━━ MATERIAL PROVIDED ━━
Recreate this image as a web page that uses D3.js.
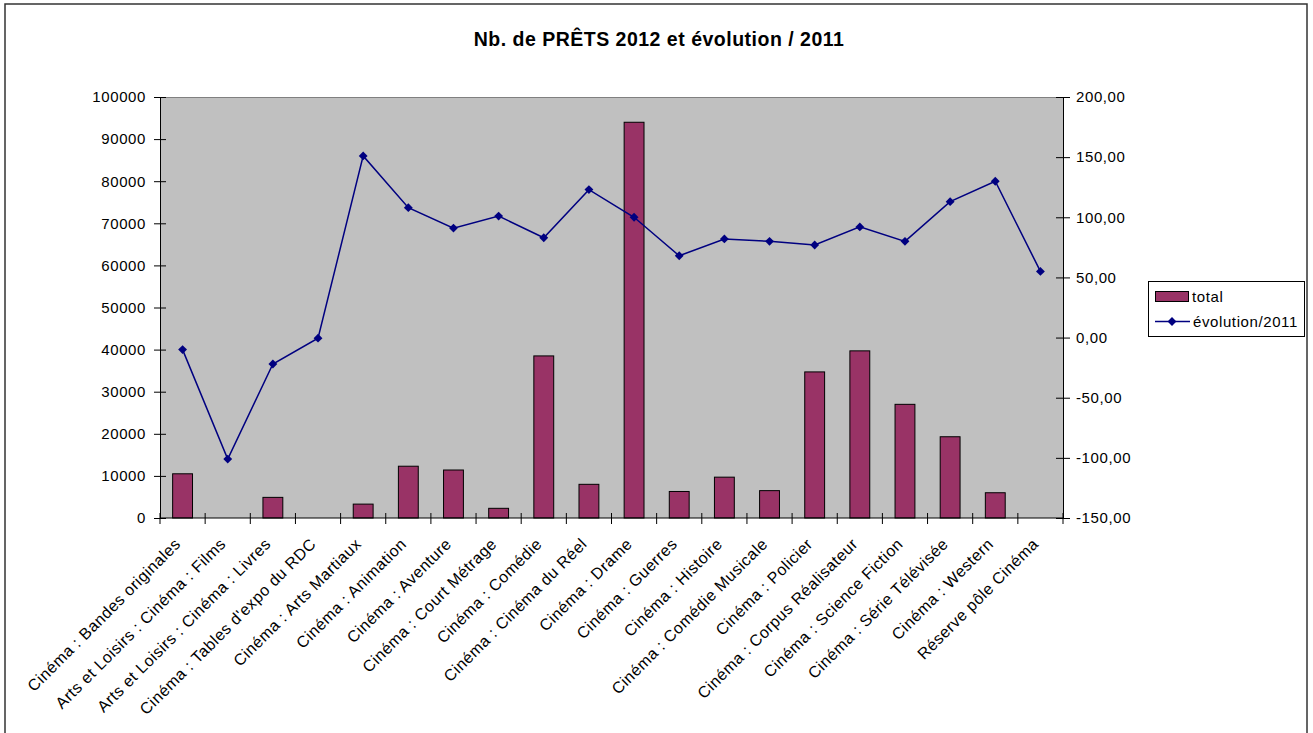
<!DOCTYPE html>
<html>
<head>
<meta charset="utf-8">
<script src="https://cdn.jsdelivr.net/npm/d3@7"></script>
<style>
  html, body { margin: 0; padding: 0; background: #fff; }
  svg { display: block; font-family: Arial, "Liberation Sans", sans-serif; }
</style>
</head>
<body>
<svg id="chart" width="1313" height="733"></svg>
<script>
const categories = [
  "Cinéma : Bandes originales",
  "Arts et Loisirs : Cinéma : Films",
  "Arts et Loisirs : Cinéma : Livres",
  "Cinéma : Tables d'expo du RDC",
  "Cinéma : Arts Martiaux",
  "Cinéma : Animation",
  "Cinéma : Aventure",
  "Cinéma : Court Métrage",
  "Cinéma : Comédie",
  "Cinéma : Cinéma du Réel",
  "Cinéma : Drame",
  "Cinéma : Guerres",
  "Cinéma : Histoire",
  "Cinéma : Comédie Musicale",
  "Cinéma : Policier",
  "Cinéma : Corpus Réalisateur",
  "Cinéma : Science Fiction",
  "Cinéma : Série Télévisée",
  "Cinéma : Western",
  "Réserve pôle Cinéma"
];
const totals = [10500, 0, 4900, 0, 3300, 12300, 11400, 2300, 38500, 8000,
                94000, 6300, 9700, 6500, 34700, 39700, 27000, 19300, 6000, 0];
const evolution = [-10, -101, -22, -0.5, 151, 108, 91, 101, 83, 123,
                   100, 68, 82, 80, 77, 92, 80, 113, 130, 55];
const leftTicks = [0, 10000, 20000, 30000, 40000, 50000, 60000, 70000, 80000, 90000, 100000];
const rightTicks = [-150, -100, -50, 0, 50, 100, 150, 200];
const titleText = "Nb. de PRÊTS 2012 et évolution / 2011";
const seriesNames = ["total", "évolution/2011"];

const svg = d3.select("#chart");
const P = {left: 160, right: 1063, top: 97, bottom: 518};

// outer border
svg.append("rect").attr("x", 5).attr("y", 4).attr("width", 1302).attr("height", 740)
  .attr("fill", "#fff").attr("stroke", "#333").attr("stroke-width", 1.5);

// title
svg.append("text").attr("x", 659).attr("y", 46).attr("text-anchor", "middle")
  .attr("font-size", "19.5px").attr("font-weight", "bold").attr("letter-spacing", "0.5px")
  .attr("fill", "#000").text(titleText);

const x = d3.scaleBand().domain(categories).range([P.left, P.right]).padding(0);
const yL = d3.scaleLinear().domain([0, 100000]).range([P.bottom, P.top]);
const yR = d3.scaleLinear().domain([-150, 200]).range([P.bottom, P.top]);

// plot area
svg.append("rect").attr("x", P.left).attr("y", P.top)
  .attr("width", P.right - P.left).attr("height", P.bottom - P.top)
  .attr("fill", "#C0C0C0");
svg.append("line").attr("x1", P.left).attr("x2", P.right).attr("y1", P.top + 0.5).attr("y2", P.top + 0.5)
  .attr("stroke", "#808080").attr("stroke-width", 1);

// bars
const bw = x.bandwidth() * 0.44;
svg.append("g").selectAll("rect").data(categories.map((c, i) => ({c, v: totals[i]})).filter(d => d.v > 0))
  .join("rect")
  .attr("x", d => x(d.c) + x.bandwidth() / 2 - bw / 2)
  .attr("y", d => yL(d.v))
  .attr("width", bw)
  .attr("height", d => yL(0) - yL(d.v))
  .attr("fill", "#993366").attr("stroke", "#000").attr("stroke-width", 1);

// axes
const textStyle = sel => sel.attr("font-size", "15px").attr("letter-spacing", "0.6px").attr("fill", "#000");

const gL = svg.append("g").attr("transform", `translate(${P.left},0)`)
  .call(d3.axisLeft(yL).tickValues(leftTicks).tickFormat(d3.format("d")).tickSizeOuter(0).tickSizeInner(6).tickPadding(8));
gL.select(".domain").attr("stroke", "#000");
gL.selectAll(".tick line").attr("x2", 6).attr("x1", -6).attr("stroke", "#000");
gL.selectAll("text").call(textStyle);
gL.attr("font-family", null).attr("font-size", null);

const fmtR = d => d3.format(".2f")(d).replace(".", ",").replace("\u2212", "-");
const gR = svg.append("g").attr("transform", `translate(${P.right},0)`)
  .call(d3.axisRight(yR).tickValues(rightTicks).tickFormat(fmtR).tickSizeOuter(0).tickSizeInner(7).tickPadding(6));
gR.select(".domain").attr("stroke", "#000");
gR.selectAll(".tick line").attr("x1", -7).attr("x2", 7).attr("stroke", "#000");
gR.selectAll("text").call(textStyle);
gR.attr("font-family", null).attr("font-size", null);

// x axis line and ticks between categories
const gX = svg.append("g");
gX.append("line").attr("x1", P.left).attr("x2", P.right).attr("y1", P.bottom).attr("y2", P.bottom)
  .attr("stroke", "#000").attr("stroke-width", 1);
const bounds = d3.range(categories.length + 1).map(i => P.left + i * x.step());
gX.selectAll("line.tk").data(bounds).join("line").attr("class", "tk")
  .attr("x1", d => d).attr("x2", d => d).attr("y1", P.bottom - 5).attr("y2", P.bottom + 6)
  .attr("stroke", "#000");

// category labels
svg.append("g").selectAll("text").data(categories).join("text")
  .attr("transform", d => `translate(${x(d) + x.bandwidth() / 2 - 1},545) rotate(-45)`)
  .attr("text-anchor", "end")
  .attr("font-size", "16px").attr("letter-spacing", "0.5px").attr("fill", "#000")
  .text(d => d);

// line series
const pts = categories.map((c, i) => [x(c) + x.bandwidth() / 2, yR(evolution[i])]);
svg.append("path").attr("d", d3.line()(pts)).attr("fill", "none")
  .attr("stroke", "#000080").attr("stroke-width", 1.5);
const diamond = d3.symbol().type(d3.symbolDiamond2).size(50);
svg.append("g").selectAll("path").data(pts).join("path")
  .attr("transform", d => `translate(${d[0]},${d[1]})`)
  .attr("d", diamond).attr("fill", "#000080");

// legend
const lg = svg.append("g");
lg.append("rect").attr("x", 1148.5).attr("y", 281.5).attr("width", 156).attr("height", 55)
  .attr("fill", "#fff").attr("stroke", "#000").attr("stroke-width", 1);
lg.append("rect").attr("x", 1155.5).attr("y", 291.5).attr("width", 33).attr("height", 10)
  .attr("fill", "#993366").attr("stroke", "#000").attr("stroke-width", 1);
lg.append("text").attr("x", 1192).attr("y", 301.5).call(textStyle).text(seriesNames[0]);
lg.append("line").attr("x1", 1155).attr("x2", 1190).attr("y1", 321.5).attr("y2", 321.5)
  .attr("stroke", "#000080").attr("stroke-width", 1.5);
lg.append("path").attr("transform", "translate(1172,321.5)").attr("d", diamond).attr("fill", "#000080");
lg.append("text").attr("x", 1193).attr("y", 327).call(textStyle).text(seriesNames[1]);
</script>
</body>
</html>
━━━
(WHAT IS BEING ASKED):
Copy out the data above exactly, except the pictures.

(SOLUTION FOR THIS TASK):
Recreate this image as a web page that uses D3.js.
<!DOCTYPE html>
<html>
<head>
<meta charset="utf-8">
<script src="https://cdn.jsdelivr.net/npm/d3@7"></script>
<style>
  html, body { margin: 0; padding: 0; background: #fff; }
  svg { display: block; font-family: Arial, "Liberation Sans", sans-serif; }
</style>
</head>
<body>
<svg id="chart" width="1313" height="733"></svg>
<script>
const categories = [
  "Cinéma : Bandes originales",
  "Arts et Loisirs : Cinéma : Films",
  "Arts et Loisirs : Cinéma : Livres",
  "Cinéma : Tables d'expo du RDC",
  "Cinéma : Arts Martiaux",
  "Cinéma : Animation",
  "Cinéma : Aventure",
  "Cinéma : Court Métrage",
  "Cinéma : Comédie",
  "Cinéma : Cinéma du Réel",
  "Cinéma : Drame",
  "Cinéma : Guerres",
  "Cinéma : Histoire",
  "Cinéma : Comédie Musicale",
  "Cinéma : Policier",
  "Cinéma : Corpus Réalisateur",
  "Cinéma : Science Fiction",
  "Cinéma : Série Télévisée",
  "Cinéma : Western",
  "Réserve pôle Cinéma"
];
const totals = [10500, 0, 4900, 0, 3300, 12300, 11400, 2300, 38500, 8000,
                94000, 6300, 9700, 6500, 34700, 39700, 27000, 19300, 6000, 0];
const evolution = [-10, -101, -22, -0.5, 151, 108, 91, 101, 83, 123,
                   100, 68, 82, 80, 77, 92, 80, 113, 130, 55];
const leftTicks = [0, 10000, 20000, 30000, 40000, 50000, 60000, 70000, 80000, 90000, 100000];
const rightTicks = [-150, -100, -50, 0, 50, 100, 150, 200];
const titleText = "Nb. de PRÊTS 2012 et évolution / 2011";
const seriesNames = ["total", "évolution/2011"];

const svg = d3.select("#chart");
const P = {left: 160, right: 1063, top: 97, bottom: 518};

// outer border
svg.append("rect").attr("x", 5).attr("y", 4).attr("width", 1302).attr("height", 740)
  .attr("fill", "#fff").attr("stroke", "#333").attr("stroke-width", 1.5);

// title
svg.append("text").attr("x", 659).attr("y", 46).attr("text-anchor", "middle")
  .attr("font-size", "19.5px").attr("font-weight", "bold").attr("letter-spacing", "0.5px")
  .attr("fill", "#000").text(titleText);

const x = d3.scaleBand().domain(categories).range([P.left, P.right]).padding(0);
const yL = d3.scaleLinear().domain([0, 100000]).range([P.bottom, P.top]);
const yR = d3.scaleLinear().domain([-150, 200]).range([P.bottom, P.top]);

// plot area
svg.append("rect").attr("x", P.left).attr("y", P.top)
  .attr("width", P.right - P.left).attr("height", P.bottom - P.top)
  .attr("fill", "#C0C0C0");
svg.append("line").attr("x1", P.left).attr("x2", P.right).attr("y1", P.top + 0.5).attr("y2", P.top + 0.5)
  .attr("stroke", "#808080").attr("stroke-width", 1);

// bars
const bw = x.bandwidth() * 0.44;
svg.append("g").selectAll("rect").data(categories.map((c, i) => ({c, v: totals[i]})).filter(d => d.v > 0))
  .join("rect")
  .attr("x", d => x(d.c) + x.bandwidth() / 2 - bw / 2)
  .attr("y", d => yL(d.v))
  .attr("width", bw)
  .attr("height", d => yL(0) - yL(d.v))
  .attr("fill", "#993366").attr("stroke", "#000").attr("stroke-width", 1);

// axes
const textStyle = sel => sel.attr("font-size", "15px").attr("letter-spacing", "0.6px").attr("fill", "#000");

const gL = svg.append("g").attr("transform", `translate(${P.left},0)`)
  .call(d3.axisLeft(yL).tickValues(leftTicks).tickFormat(d3.format("d")).tickSizeOuter(0).tickSizeInner(6).tickPadding(8));
gL.select(".domain").attr("stroke", "#000");
gL.selectAll(".tick line").attr("x2", 6).attr("x1", -6).attr("stroke", "#000");
gL.selectAll("text").call(textStyle);
gL.attr("font-family", null).attr("font-size", null);

const fmtR = d => d3.format(".2f")(d).replace(".", ",").replace("\u2212", "-");
const gR = svg.append("g").attr("transform", `translate(${P.right},0)`)
  .call(d3.axisRight(yR).tickValues(rightTicks).tickFormat(fmtR).tickSizeOuter(0).tickSizeInner(7).tickPadding(6));
gR.select(".domain").attr("stroke", "#000");
gR.selectAll(".tick line").attr("x1", -7).attr("x2", 7).attr("stroke", "#000");
gR.selectAll("text").call(textStyle);
gR.attr("font-family", null).attr("font-size", null);

// x axis line and ticks between categories
const gX = svg.append("g");
gX.append("line").attr("x1", P.left).attr("x2", P.right).attr("y1", P.bottom).attr("y2", P.bottom)
  .attr("stroke", "#000").attr("stroke-width", 1);
const bounds = d3.range(categories.length + 1).map(i => P.left + i * x.step());
gX.selectAll("line.tk").data(bounds).join("line").attr("class", "tk")
  .attr("x1", d => d).attr("x2", d => d).attr("y1", P.bottom - 5).attr("y2", P.bottom + 6)
  .attr("stroke", "#000");

// category labels
svg.append("g").selectAll("text").data(categories).join("text")
  .attr("transform", d => `translate(${x(d) + x.bandwidth() / 2 - 1},545) rotate(-45)`)
  .attr("text-anchor", "end")
  .attr("font-size", "16px").attr("letter-spacing", "0.5px").attr("fill", "#000")
  .text(d => d);

// line series
const pts = categories.map((c, i) => [x(c) + x.bandwidth() / 2, yR(evolution[i])]);
svg.append("path").attr("d", d3.line()(pts)).attr("fill", "none")
  .attr("stroke", "#000080").attr("stroke-width", 1.5);
const diamond = d3.symbol().type(d3.symbolDiamond2).size(50);
svg.append("g").selectAll("path").data(pts).join("path")
  .attr("transform", d => `translate(${d[0]},${d[1]})`)
  .attr("d", diamond).attr("fill", "#000080");

// legend
const lg = svg.append("g");
lg.append("rect").attr("x", 1148.5).attr("y", 281.5).attr("width", 156).attr("height", 55)
  .attr("fill", "#fff").attr("stroke", "#000").attr("stroke-width", 1);
lg.append("rect").attr("x", 1155.5).attr("y", 291.5).attr("width", 33).attr("height", 10)
  .attr("fill", "#993366").attr("stroke", "#000").attr("stroke-width", 1);
lg.append("text").attr("x", 1192).attr("y", 301.5).call(textStyle).text(seriesNames[0]);
lg.append("line").attr("x1", 1155).attr("x2", 1190).attr("y1", 321.5).attr("y2", 321.5)
  .attr("stroke", "#000080").attr("stroke-width", 1.5);
lg.append("path").attr("transform", "translate(1172,321.5)").attr("d", diamond).attr("fill", "#000080");
lg.append("text").attr("x", 1193).attr("y", 327).call(textStyle).text(seriesNames[1]);
</script>
</body>
</html>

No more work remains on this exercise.